Legislator Yiu Si-wing, who is also a director at China Travel Service (Hong Kong) Ltd., said the recent protest against mainland parallel traders in Sheung Shui was part of efforts by some people to solicit voters’ support in the upcoming District Council elections.
Yiu, who represents the tourism sector in the Legislative Council, said in a radio program on Monday that he felt it was strange that anti-parallel trading protests re-emerged in the past few days even though the government is addressing the problem through tighter customs inspections and a plan to build a shopping facility at the border.
Yiu said the protests were hurting the local tourism industry.
But Ronald Leung Kam-shing, a spokesman for the North District Parallel Imports Concern Group, disagreed with Yiu’s comments, noting that such protests have been going on for the past three years.
Leung said it was laughable that someone would think the protests were related to the elections.
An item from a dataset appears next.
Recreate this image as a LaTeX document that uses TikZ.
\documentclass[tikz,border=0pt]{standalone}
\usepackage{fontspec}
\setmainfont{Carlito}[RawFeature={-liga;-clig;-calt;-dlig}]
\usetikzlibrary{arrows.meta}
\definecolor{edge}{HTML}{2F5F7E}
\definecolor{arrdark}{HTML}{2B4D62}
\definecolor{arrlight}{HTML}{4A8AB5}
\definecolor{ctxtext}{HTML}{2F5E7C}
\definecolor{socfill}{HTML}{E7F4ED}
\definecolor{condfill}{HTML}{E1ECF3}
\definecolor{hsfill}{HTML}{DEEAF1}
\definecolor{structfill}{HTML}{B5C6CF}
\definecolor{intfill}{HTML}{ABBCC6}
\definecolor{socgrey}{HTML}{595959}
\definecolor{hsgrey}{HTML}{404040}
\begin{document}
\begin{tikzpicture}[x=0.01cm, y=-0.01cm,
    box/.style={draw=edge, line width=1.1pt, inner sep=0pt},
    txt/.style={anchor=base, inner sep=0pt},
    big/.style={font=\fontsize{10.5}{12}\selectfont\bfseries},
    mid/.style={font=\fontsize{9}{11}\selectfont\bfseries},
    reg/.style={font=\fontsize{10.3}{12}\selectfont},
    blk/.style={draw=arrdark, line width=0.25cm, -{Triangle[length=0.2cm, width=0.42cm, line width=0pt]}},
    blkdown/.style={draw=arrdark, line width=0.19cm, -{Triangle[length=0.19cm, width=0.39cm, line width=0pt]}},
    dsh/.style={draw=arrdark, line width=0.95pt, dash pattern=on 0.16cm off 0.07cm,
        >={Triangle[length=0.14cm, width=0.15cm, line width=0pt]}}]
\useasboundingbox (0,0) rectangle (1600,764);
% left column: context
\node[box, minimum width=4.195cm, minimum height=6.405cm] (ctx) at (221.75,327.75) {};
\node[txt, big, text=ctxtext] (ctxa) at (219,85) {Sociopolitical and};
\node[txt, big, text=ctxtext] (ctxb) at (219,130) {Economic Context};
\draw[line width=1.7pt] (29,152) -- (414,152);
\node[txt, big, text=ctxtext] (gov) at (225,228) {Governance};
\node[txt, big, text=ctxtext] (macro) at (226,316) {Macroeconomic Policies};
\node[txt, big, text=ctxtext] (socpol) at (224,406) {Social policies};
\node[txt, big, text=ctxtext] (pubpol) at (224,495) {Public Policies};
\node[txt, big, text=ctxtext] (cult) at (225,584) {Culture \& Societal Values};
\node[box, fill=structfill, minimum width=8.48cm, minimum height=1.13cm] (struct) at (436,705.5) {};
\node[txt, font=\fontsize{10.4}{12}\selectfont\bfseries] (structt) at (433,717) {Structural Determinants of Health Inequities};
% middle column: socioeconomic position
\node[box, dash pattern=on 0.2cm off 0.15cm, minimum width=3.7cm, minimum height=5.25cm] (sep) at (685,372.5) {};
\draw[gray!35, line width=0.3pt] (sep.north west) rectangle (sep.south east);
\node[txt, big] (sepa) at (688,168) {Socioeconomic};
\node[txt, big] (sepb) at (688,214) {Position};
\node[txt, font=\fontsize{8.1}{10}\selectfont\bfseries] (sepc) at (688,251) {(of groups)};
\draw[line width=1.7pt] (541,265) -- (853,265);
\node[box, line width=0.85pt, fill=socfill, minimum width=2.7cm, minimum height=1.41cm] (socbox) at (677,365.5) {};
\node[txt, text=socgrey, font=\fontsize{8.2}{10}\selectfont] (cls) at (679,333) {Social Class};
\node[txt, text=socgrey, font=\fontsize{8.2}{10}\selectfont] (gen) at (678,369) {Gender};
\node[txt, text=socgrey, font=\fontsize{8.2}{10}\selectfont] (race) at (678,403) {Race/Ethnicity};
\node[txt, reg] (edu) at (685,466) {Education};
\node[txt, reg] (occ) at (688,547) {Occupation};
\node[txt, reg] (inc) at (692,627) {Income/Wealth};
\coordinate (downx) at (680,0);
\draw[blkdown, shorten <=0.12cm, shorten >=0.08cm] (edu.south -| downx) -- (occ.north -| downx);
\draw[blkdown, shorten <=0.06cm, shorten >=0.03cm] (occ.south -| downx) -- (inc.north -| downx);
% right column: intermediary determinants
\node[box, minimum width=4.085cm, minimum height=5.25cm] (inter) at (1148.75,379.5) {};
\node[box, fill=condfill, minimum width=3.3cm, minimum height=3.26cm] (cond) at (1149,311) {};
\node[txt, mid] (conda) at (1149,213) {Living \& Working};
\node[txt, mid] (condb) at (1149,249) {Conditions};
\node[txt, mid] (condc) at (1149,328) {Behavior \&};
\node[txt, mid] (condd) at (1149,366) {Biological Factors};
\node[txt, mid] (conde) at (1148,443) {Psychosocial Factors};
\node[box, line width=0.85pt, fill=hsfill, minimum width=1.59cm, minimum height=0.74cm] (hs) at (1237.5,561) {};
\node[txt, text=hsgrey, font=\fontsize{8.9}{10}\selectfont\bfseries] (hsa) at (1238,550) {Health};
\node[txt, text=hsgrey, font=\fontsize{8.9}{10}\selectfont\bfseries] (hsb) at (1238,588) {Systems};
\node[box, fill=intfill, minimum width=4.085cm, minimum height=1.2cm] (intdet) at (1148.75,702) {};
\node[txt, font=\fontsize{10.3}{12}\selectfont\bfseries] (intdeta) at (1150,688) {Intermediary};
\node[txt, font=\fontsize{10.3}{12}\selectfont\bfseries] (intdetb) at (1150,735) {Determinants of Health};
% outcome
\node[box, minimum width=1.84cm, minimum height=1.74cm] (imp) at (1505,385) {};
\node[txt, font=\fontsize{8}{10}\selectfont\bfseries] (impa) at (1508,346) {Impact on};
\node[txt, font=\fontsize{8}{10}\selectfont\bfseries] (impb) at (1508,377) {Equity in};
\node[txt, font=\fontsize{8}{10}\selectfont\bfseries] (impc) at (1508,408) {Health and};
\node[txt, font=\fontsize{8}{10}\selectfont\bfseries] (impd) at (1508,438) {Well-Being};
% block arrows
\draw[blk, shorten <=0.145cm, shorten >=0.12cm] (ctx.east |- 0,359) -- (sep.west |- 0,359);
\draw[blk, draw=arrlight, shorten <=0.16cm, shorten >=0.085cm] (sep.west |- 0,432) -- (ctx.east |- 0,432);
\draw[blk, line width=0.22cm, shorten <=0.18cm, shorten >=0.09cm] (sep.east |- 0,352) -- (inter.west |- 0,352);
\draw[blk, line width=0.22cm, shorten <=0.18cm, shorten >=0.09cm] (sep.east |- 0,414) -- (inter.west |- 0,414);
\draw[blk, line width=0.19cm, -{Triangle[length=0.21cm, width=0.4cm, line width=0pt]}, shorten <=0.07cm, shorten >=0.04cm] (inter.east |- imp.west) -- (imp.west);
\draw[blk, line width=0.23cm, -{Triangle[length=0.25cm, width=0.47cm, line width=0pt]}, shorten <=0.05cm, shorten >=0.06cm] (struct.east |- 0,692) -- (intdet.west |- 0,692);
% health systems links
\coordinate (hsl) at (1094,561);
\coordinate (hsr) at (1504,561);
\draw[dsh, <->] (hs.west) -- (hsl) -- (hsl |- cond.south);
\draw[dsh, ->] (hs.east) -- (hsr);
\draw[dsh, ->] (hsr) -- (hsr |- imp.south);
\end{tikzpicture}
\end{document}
He said those who are saying so are simply trying to discredit legitimate protest.
Legislator Vincent Fang Kang said the wholesale and retail sector which he represents is going through a difficult period that is worse than the situation during the SARS outbreak in 2003.
He blames declining retail sales in the city on protests targeting mainland visitors and shoppers.
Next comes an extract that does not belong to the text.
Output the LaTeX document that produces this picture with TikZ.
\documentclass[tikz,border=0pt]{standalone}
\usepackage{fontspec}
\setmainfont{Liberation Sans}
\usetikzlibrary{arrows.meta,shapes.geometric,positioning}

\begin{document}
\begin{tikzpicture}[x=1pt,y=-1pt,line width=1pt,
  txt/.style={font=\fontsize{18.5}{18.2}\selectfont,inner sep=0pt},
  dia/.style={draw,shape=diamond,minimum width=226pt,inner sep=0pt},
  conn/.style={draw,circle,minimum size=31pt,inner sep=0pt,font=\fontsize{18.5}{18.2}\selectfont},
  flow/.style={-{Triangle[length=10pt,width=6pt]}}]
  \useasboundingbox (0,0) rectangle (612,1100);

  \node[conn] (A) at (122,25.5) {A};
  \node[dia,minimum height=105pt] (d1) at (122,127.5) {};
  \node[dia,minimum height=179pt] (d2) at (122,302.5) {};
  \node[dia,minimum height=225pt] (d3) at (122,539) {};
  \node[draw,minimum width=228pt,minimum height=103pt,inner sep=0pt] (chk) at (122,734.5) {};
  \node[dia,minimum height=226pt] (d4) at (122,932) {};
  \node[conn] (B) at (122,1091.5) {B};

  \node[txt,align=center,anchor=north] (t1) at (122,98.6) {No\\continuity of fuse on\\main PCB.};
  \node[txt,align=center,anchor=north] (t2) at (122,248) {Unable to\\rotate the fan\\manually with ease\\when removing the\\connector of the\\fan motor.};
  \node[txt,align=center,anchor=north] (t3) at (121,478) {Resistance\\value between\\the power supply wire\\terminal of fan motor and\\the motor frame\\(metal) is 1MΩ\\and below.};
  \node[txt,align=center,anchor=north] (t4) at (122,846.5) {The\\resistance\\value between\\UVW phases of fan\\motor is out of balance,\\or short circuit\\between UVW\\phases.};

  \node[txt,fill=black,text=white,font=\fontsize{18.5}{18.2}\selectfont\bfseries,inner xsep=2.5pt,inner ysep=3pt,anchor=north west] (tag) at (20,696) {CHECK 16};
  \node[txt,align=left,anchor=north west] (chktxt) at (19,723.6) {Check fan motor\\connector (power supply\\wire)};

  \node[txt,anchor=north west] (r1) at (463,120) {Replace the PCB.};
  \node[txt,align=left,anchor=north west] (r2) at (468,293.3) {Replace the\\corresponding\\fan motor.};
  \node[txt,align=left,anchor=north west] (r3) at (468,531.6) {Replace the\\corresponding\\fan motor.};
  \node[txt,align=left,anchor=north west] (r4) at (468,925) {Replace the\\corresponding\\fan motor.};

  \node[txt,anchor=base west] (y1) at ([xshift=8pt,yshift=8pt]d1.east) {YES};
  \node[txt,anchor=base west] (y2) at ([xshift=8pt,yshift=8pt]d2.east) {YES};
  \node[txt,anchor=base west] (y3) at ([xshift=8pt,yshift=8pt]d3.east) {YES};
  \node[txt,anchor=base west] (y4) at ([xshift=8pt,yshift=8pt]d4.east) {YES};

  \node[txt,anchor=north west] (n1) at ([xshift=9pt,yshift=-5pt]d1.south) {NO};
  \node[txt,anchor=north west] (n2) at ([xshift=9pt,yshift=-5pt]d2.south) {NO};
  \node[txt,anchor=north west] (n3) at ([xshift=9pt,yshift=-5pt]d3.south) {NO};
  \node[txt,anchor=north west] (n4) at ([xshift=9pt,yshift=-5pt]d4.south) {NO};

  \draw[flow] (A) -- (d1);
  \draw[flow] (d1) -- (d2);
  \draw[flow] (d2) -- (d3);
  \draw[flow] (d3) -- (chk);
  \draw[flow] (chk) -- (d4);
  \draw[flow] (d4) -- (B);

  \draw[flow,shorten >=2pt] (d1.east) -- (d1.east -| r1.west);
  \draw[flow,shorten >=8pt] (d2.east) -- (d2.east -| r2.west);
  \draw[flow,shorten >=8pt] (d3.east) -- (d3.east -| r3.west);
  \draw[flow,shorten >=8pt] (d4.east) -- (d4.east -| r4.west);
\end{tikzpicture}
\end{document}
According to the Census and Statistics Department, retail sales for the first seven months this year dropped 1.7 percent from a year ago, but plummeted 6.1 percent during the same period in 2003, when Hong Kong was hit by SARS.
Legislative Council president Jasper Tsang Yok-sing refused to speculate on whether the protests were related to the District Council elections, but stressed that such mass actions would not help any election campaign.
Leung said it was Yiu who was taking an overly political perspective on the protests, which should not be regarded as part of an election campaign.
Meanwhile, the Federation of Hong Kong Trade Unions in Tourism issued a statement blasting the anti-parallel trading protesters for being “uncivilized” and hurting the interest of the local tourism sector.
The union said it feared such protests would lead to more layoffs in the industry.